What is Business Intelligence?
The use of business intelligence is now widespread in many areas of corporate life. A marketing team will use information such as click-through rates (rate at which website visitors “click-through” to advertisements or other offerings) to gauge the success or otherwise of their marketing campaigns, while sales teams can assess the impact of an individual’s actions or a particular promotion on sales.
The legal sector however has been slow to make use of this kind of information. Yet the capability to do this exists, particularly in the area of eDisclosure. Using a system such as Epiq Systems’ eDisclosure dashboard DMX gives organisations the power to draw much greater insight, both within individual cases and more generally. “It allows you to collect the data and normalise the spreadsheets, PowerPoints and pdfs, and make it into one cohesive package that a lawyer can make sense of,” says Adi Elliott, Vice President of Market Planning at Epiq Systems. Mr Elliott describes for us how a corporation can use business intelligence tools not only to inform its disclosure processes, but also to analyse its legal service providers.
Business Intelligence for Disclosure
“Part of the disclosure process involves limiting access to the corporation’s data to certain people within particular periods of time so that legal teams can look at those documents and decide if they are relevant or privileged, before giving them to the other side,” he says. “Currently each one of those projects is treated as a separate and distinct task, even though a corporation might be involved in very similar projects hundreds of times a year.”
There are often good reasons for this, he adds, including the fact that different people from the client organisation or law firm may work on particular cases, but the end result is that businesses are unable to identify any trends across cases or compare the efficiency of different legal service providers.
“If a business is sued 20 times a year over employment issues, it will benefit from knowing what the wider trends are,” says Mr Elliott. “It needs to know which organisations these claims regularly come from, how many people are typically involved and how many documents they typically have to give to the other side. This helps organisations identify any potential underlying issues in the business, which would allow them to take action which could reduce the number of cases in the first place.

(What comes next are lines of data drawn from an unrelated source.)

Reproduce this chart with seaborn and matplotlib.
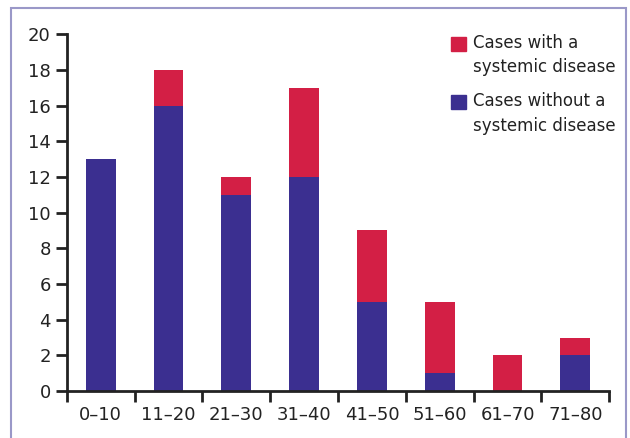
import matplotlib
matplotlib.use("Agg")
import matplotlib.pyplot as plt
from matplotlib.patches import Rectangle, Patch
from matplotlib.legend_handler import HandlerPatch
import pandas as pd
import seaborn as sns

# Age groups and case counts
age_groups = ["0\u201310", "11\u201320", "21\u201330", "31\u201340",
              "41\u201350", "51\u201360", "61\u201370", "71\u201380"]
without_disease = [13, 16, 11, 12, 5, 1, 0, 2]
with_disease = [0, 2, 1, 5, 4, 4, 2, 1]

df = pd.DataFrame({"age": age_groups,
                   "without": without_disease,
                   "with": with_disease})
df["total"] = df["without"] + df["with"]

red = "#D31F45"
blue = "#3B2F90"

sns.set_style("white")
plt.rcParams["font.family"] = ["DejaVu Sans"]

fig = plt.figure(figsize=(6.3, 4.38), dpi=100)
ax = fig.add_axes([0.106, 0.107, 0.861, 0.815])

# stacked bars: total in red, bottom part in blue
sns.barplot(data=df, x="age", y="total", color=red, width=0.44,
            saturation=1, linewidth=0, ax=ax)
sns.barplot(data=df, x="age", y="without", color=blue, width=0.44,
            saturation=1, linewidth=0, ax=ax)

ax.set_xlim(-0.5, 7.5)
ax.set_ylim(0, 20)
ax.set_yticks(range(0, 21, 2))
ax.set_xlabel("")
ax.set_ylabel("")

# ticks between categories on x
ax.set_xticks([i - 0.5 for i in range(9)], minor=False)
ax.set_xticklabels([])
ax.set_xticks(range(8), minor=True)
ax.set_xticklabels(age_groups, minor=True)
ax.tick_params(axis="x", which="major", bottom=True, length=8, width=2,
               direction="out", color="#222222")
ax.tick_params(axis="x", which="minor", bottom=True, length=0, labelsize=13,
               pad=11, labelcolor="#222222")
ax.tick_params(axis="y", left=True, length=8, width=2, direction="out",
               labelsize=13, color="#222222", labelcolor="#222222")

for s in ["top", "right"]:
    ax.spines[s].set_visible(False)
for s in ["left", "bottom"]:
    ax.spines[s].set_linewidth(2)
    ax.spines[s].set_color("#222222")


# legend squares sit next to the first line of each label
def top_square(legend, orig_handle, xdescent, ydescent, width, height,
               fontsize):
    return Rectangle((-xdescent, -ydescent + 9), width, height)


handles = [Patch(color=red, label="Cases with a\nsystemic disease"),
           Patch(color=blue, label="Cases without a\nsystemic disease")]
leg = ax.legend(handles=handles, loc="upper right", frameon=False,
                fontsize=12, handlelength=0.9, handleheight=0.9,
                handletextpad=0.4, labelspacing=0.95,
                bbox_to_anchor=(1.039, 1.042), labelcolor="#222222",
                handler_map={Patch: HandlerPatch(patch_func=top_square)})
for t in leg.get_texts():
    t.set_linespacing(1.45)

# thin frame around the figure
fig.patches.append(Rectangle((11 / 630, -0.01), 615 / 630, 1 - 8 / 438 + 0.01,
                             transform=fig.transFigure, fill=False,
                             edgecolor="#9A98C8", linewidth=1.5))

fig.savefig("out.png", dpi=100)
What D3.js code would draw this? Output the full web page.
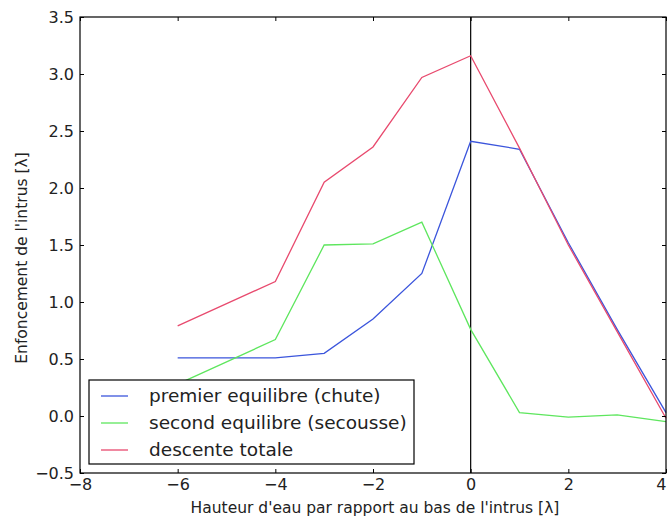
<!DOCTYPE html>
<html>
<head>
<meta charset="utf-8">
<script src="https://cdn.jsdelivr.net/npm/d3@7"></script>
<style>
  body { margin: 0; background: #fff; }
  text { font-family: "DejaVu Sans", sans-serif; fill: #222; }
</style>
</head>
<body>
<script>
// data
let xs = [-6, -4, -3, -2, -1, 0, 1, 2, 3, 4];
let premier = [0.51, 0.51, 0.55, 0.85, 1.25, 2.41, 2.34, 1.52, 0.76, 0.03];
let second = [0.28, 0.67, 1.50, 1.51, 1.70, 0.76, 0.03, -0.01, 0.01, -0.05];
let descente = [0.79, 1.18, 2.05, 2.36, 2.97, 3.16, 2.35, 1.50, 0.74, -0.02];
let xTicks = [-8, -6, -4, -2, 0, 2, 4];
let yTicks = [-0.5, 0.0, 0.5, 1.0, 1.5, 2.0, 2.5, 3.0, 3.5];

let series = [
  {name: "premier equilibre (chute)", values: premier, color: "#3b55dc"},
  {name: "second equilibre (secousse)", values: second, color: "#5ee65e"},
  {name: "descente totale", values: descente, color: "#e84a6e"}
];

let margin = {top: 17, right: 3, bottom: 45, left: 80},
    width = 669 - margin.left - margin.right,
    height = 518 - margin.top - margin.bottom;

let x = d3.scaleLinear().domain([-8, 4]).range([0, width]);
let y = d3.scaleLinear().domain([-0.5, 3.5]).range([height, 0]);

let svg = d3.select("body").append("svg")
    .attr("width", 669)
    .attr("height", 518)
    .append("g")
    .attr("transform", "translate(" + margin.left + "," + margin.top + ")");

// vertical line at x = 0
svg.append("line")
    .attr("x1", x(0)).attr("x2", x(0))
    .attr("y1", 0).attr("y2", height)
    .attr("stroke", "#000").attr("stroke-width", 1.2);

// the three series
let line = d3.line()
    .x(function(d, i) { return x(xs[i]); })
    .y(function(d) { return y(d); });

svg.selectAll(".serie")
    .data(series)
    .enter().append("path")
    .attr("class", "serie")
    .attr("fill", "none")
    .attr("stroke", function(d) { return d.color; })
    .attr("stroke-width", 1.3)
    .attr("d", function(d) { return line(d.values); });

// axes, ticks pointing inward like matplotlib
let fmtX = function(d) { return d < 0 ? "\u2212" + Math.abs(d) : d; };
let fmtY = function(d) { return d < 0 ? "\u2212" + Math.abs(d).toFixed(1) : d.toFixed(1); };

let xAxis = svg.append("g")
    .attr("transform", "translate(0," + height + ")")
    .call(d3.axisBottom(x).tickValues(xTicks).tickFormat(fmtX).tickSizeInner(-4).tickSizeOuter(0).tickPadding(6));
let xTop = svg.append("g")
    .call(d3.axisTop(x).tickValues(xTicks).tickFormat("").tickSizeInner(-4).tickSizeOuter(0));
let yAxis = svg.append("g")
    .call(d3.axisLeft(y).tickValues(yTicks).tickFormat(fmtY).tickSizeInner(-4).tickSizeOuter(0).tickPadding(6));
let yRight = svg.append("g")
    .attr("transform", "translate(" + width + ",0)")
    .call(d3.axisRight(y).tickValues(yTicks).tickFormat("").tickSizeInner(-4).tickSizeOuter(0));

[xAxis, xTop, yAxis, yRight].forEach(function(g) {
  g.select(".domain").remove();
  g.selectAll("line").attr("stroke", "#000");
  g.selectAll("text").style("font-size", "16px").attr("fill", "#222");
});
// last x label sits on the right edge, keep it inside the page
xAxis.selectAll("text").filter(function(d) { return d === 4; }).attr("text-anchor", "end");

// frame
svg.append("rect")
    .attr("width", width).attr("height", height)
    .attr("fill", "none").attr("stroke", "#000").attr("stroke-width", 1.2);

// axis titles
svg.append("text")
    .attr("x", width / 2 + 2).attr("y", height + 40)
    .attr("text-anchor", "middle")
    .style("font-size", "15.5px")
    .text("Hauteur d'eau par rapport au bas de l'intrus [\u03bb]");

svg.append("text")
    .attr("transform", "translate(" + (-53) + "," + (height / 2 + 13) + ") rotate(-90)")
    .attr("text-anchor", "middle")
    .style("font-size", "15.5px")
    .text("Enfoncement de l'intrus [\u03bb]");

// legend
let legend = svg.append("g")
    .attr("transform", "translate(" + 9 + "," + 363 + ")");
legend.append("rect")
    .attr("width", 325).attr("height", 84)
    .attr("fill", "#fff").attr("stroke", "#000").attr("stroke-width", 1.2);
let item = legend.selectAll(".item")
    .data(series)
    .enter().append("g")
    .attr("class", "item")
    .attr("transform", function(d, i) { return "translate(0," + (16 + i * 27) + ")"; });
item.append("line")
    .attr("x1", 12).attr("x2", 39)
    .attr("stroke", function(d) { return d.color; })
    .attr("stroke-width", 1.3);
item.append("text")
    .attr("x", 60).attr("dy", "0.35em")
    .style("font-size", "18.5px")
    .text(function(d) { return d.name; });
</script>
</body>
</html>
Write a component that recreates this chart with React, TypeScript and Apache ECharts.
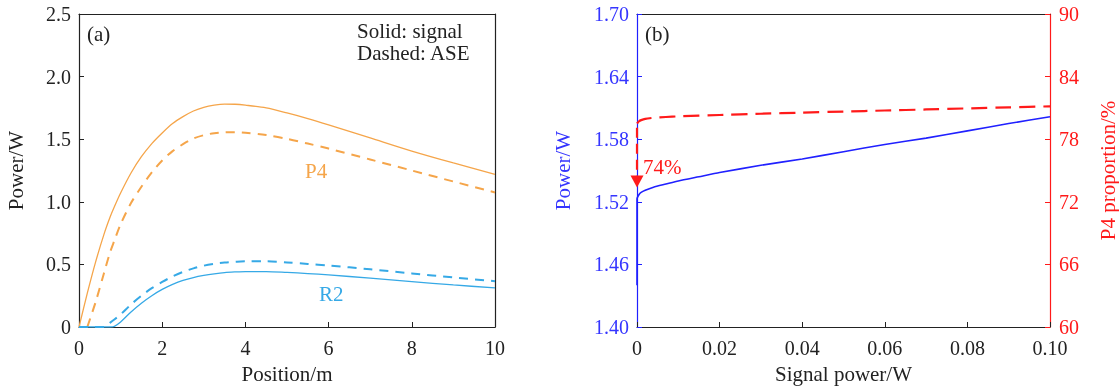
import React, { useEffect, useRef } from "react";
import * as echarts from "echarts";

// ---- Panel (a): power along fiber position ----
const positions = [0, 0.2, 0.4, 0.6, 0.75, 0.85, 1, 1.25, 1.5, 1.75, 2, 2.25, 2.5, 2.75, 3, 3.25, 3.5, 3.75, 4, 4.5, 5, 5.5, 6, 7, 8, 9, 10];
const p4Signal = [0, 0.27, 0.52, 0.74, 0.88, 0.96, 1.07, 1.23, 1.36, 1.465, 1.55, 1.625, 1.68, 1.725, 1.755, 1.772, 1.78, 1.779, 1.772, 1.75, 1.71, 1.665, 1.615, 1.51, 1.405, 1.31, 1.22];
const p4ASE = [null, 0, 0.2, 0.43, 0.6, 0.69, 0.82, 0.99, 1.12, 1.235, 1.33, 1.405, 1.46, 1.505, 1.532, 1.548, 1.555, 1.556, 1.551, 1.533, 1.503, 1.465, 1.425, 1.338, 1.25, 1.162, 1.075];
const r2Signal = [0, 0, 0, 0, 0, 0.005, 0.04, 0.12, 0.19, 0.25, 0.3, 0.34, 0.372, 0.395, 0.412, 0.425, 0.435, 0.44, 0.443, 0.443, 0.436, 0.427, 0.416, 0.39, 0.362, 0.336, 0.312];
const r2ASE = [0, 0, 0, 0, 0.035, 0.06, 0.1, 0.18, 0.25, 0.31, 0.36, 0.404, 0.44, 0.468, 0.49, 0.505, 0.515, 0.521, 0.525, 0.525, 0.516, 0.504, 0.491, 0.461, 0.428, 0.396, 0.366];

// ---- Panel (b): vs signal power ----
const sigPowerB = [0, 0, 0.0005, 0.001, 0.002, 0.004, 0.007, 0.01, 0.015, 0.02, 0.03, 0.04, 0.05, 0.06, 0.07, 0.08, 0.09, 0.1];
const outPower = [1.44, 1.523, 1.527, 1.529, 1.531, 1.534, 1.537, 1.54, 1.544, 1.548, 1.555, 1.561, 1.568, 1.575, 1.581, 1.588, 1.595, 1.6015];
const sigPowerProp = [0, 0.0005, 0.001, 0.002, 0.004, 0.007, 0.01, 0.02, 0.03, 0.04, 0.05, 0.06, 0.07, 0.08, 0.09, 0.1];
const p4Proportion = [79.5, 79.72, 79.83, 79.95, 80.05, 80.13, 80.19, 80.32, 80.44, 80.55, 80.65, 80.75, 80.85, 80.95, 81.05, 81.15];
const arrowFrom = 79.1;
const arrowTo = 73.95;
const powerAxisMin = 1.4;

const FONT = "Liberation Serif";
const FS = 21;
const TFS = 20;
const ORANGE = "#f5a54a";
const LBLUE = "#36a9e6";
const BLUE = "#2020ff";
const BLUE_TXT = "#3535ff";
const RED = "#ff1a1a";
const BLACK = "#222";

export default function App() {
  const ref = useRef<HTMLDivElement>(null);
  useEffect(() => {
    if (!ref.current) return;
    const chart = echarts.init(ref.current, null, { renderer: "svg" });
    const pairs = (xs: number[], ys: (number | null)[]) =>
      xs.map((x, i) => [x, ys[i]]).filter((p) => p[1] !== null);

    const baseAxis = (color: string, txt?: string, margin = 8) => ({
      axisLine: { show: true, onZero: false, lineStyle: { color, width: 1.2 } },
      axisTick: { show: true, inside: true, length: 5, lineStyle: { color } },
      splitLine: { show: false },
      axisLabel: { color: txt || color, fontSize: TFS, fontFamily: FONT, margin },
      nameTextStyle: { color: txt || color, fontSize: FS, fontFamily: FONT },
    });
    const frameAxis = {
      axisLine: { show: true, onZero: false, lineStyle: { color: BLACK, width: 1.2 } },
      axisTick: { show: false },
      axisLabel: { show: false },
      splitLine: { show: false },
    };
    const lineSmooth = { smooth: 0.3, showSymbol: false };

    chart.setOption({
      animation: false,
      textStyle: { fontFamily: FONT },
      grid: [
        { left: 79, top: 14, width: 416, height: 318 },
        { left: 637, top: 14, width: 415, height: 318 },
      ],
      xAxis: [
        {
          type: "value", gridIndex: 0, min: 0, max: 10, interval: 2, position: "bottom",
          ...baseAxis(BLACK, BLACK, 11), name: "Position/m", nameLocation: "middle", nameGap: 36,
        },
        { type: "value", gridIndex: 0, min: 0, max: 10, position: "top", ...frameAxis },
        {
          type: "value", gridIndex: 1, min: 0, max: 0.1, interval: 0.02, position: "bottom",
          ...baseAxis(BLACK, BLACK, 11),
          axisLabel: { ...baseAxis(BLACK, BLACK, 11).axisLabel, formatter: (v: number) => (v === 0 ? "0" : v.toFixed(2)) },
          name: "Signal power/W", nameLocation: "middle", nameGap: 36,
        },
        { type: "value", gridIndex: 1, min: 0, max: 0.1, position: "top", ...frameAxis },
      ],
      yAxis: [
        {
          type: "value", gridIndex: 0, min: 0, max: 2.5, interval: 0.5, position: "left",
          ...baseAxis(BLACK),
          axisLabel: { ...baseAxis(BLACK).axisLabel, formatter: (v: number) => (v === 0 ? "0" : v.toFixed(1)) },
          name: "Power/W", nameLocation: "middle", nameGap: 53,
        },
        { type: "value", gridIndex: 0, min: 0, max: 2.5, position: "right", ...frameAxis },
        {
          type: "value", gridIndex: 1, min: 0, max: 0.3, interval: 0.06, position: "left",
          ...baseAxis(BLUE, BLUE_TXT),
          axisLabel: { ...baseAxis(BLUE, BLUE_TXT).axisLabel, formatter: (v: number) => (v + powerAxisMin).toFixed(2) },
          name: "Power/W", nameLocation: "middle", nameGap: 64,
        },
        {
          type: "value", gridIndex: 1, min: 60, max: 90, interval: 6, position: "right",
          ...baseAxis(RED, RED, 9),
          name: "P4 proportion/%", nameLocation: "middle", nameGap: 47,
        },
      ],
      series: [
        {
          type: "line", xAxisIndex: 0, yAxisIndex: 0, data: pairs(positions, p4Signal), ...lineSmooth,
          lineStyle: { color: ORANGE, width: 1.3 },
        },
        {
          type: "line", xAxisIndex: 0, yAxisIndex: 0, data: pairs(positions, p4ASE), ...lineSmooth,
          lineStyle: { color: ORANGE, width: 2, type: [9, 7] },
        },
        {
          type: "line", xAxisIndex: 0, yAxisIndex: 0, data: pairs(positions, r2Signal), ...lineSmooth,
          lineStyle: { color: LBLUE, width: 1.3 },
        },
        {
          type: "line", xAxisIndex: 0, yAxisIndex: 0, data: pairs(positions, r2ASE), ...lineSmooth,
          lineStyle: { color: LBLUE, width: 2, type: [9, 7] },
        },
        {
          type: "line", xAxisIndex: 2, yAxisIndex: 2,
          data: sigPowerB.map((x, i) => [x, outPower[i] - powerAxisMin]), smooth: 0.2,
          showSymbol: false, lineStyle: { color: BLUE, width: 1.6 },
        },
        {
          type: "line", xAxisIndex: 2, yAxisIndex: 3, data: pairs(sigPowerProp, p4Proportion), smooth: 0.2,
          showSymbol: false, lineStyle: { color: RED, width: 2.2, type: [16, 8] },
        },
        {
          type: "line", xAxisIndex: 2, yAxisIndex: 3,
          data: [
            { value: [0, arrowFrom], symbol: "none" },
            { value: [0, arrowTo], symbol: "triangle", symbolSize: [13, 12], symbolRotate: 180 },
          ],
          showAllSymbol: true,
          itemStyle: { color: RED },
          lineStyle: { color: RED, width: 2.2, type: [10, 6] },
        },
      ],
      graphic: [
        { type: "text", x: 87, y: 23, style: { text: "(a)", font: `${FS}px '${FONT}'`, fill: BLACK } },
        { type: "text", x: 357, y: 20, style: { text: "Solid: signal", font: `${FS}px '${FONT}'`, fill: BLACK } },
        { type: "text", x: 357, y: 42, style: { text: "Dashed: ASE", font: `${FS}px '${FONT}'`, fill: BLACK } },
        { type: "text", x: 305, y: 160, style: { text: "P4", font: `${FS}px '${FONT}'`, fill: ORANGE } },
        { type: "text", x: 319, y: 283, style: { text: "R2", font: `${FS}px '${FONT}'`, fill: LBLUE } },
        { type: "text", x: 645, y: 23, style: { text: "(b)", font: `${FS}px '${FONT}'`, fill: BLACK } },
        { type: "text", x: 643, y: 156, style: { text: "74%", font: `${FS}px '${FONT}'`, fill: RED } },
      ],
    });
    return () => chart.dispose();
  }, []);
  return <div ref={ref} style={{ position: "fixed", left: 0, top: 0, width: 1119, height: 389 }} />;
}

Business Intelligence for Legal Service Management
“A corporation might hire three different law firms to represent it across 20 different cases, so which one is the most efficient with that data? Which collects the least data and which has the highest success rate in terms of that data being relevant?”
Having this kind of information can help identify the most efficient and cost-effective law firms, he says, as well as help organisations get a better idea of how much such cases should cost them.
“You can start with what you handed over to the other side and see trends within the case, backwards and forward, which would otherwise not be possible. But the real potential is in picking up trends across cases so you can be more accurate with your budget and make strategic changes to be more efficient.”
The Potential of Business Intelligence
Currently, the legal sector is right at the beginning of deploying such innovation, says Mr Elliott, but he believes deployment will pick up pace once awareness of the potential of eDisclosure gets out. “We’re the first organisation that is really injecting business intelligence into eDisclosure, but we want to promote this because it’s a valuable process.”
In the longer term, Mr Elliott believes this kind of process will become standard practice for legal teams, in the same way that business intelligence is used by other parts of organisations. “No marketing person today would create three different campaigns that are all radically different and not want to know which one is best,” he says. “It’s like oxygen for businesspeople and this will be the same for eDisclosure too.”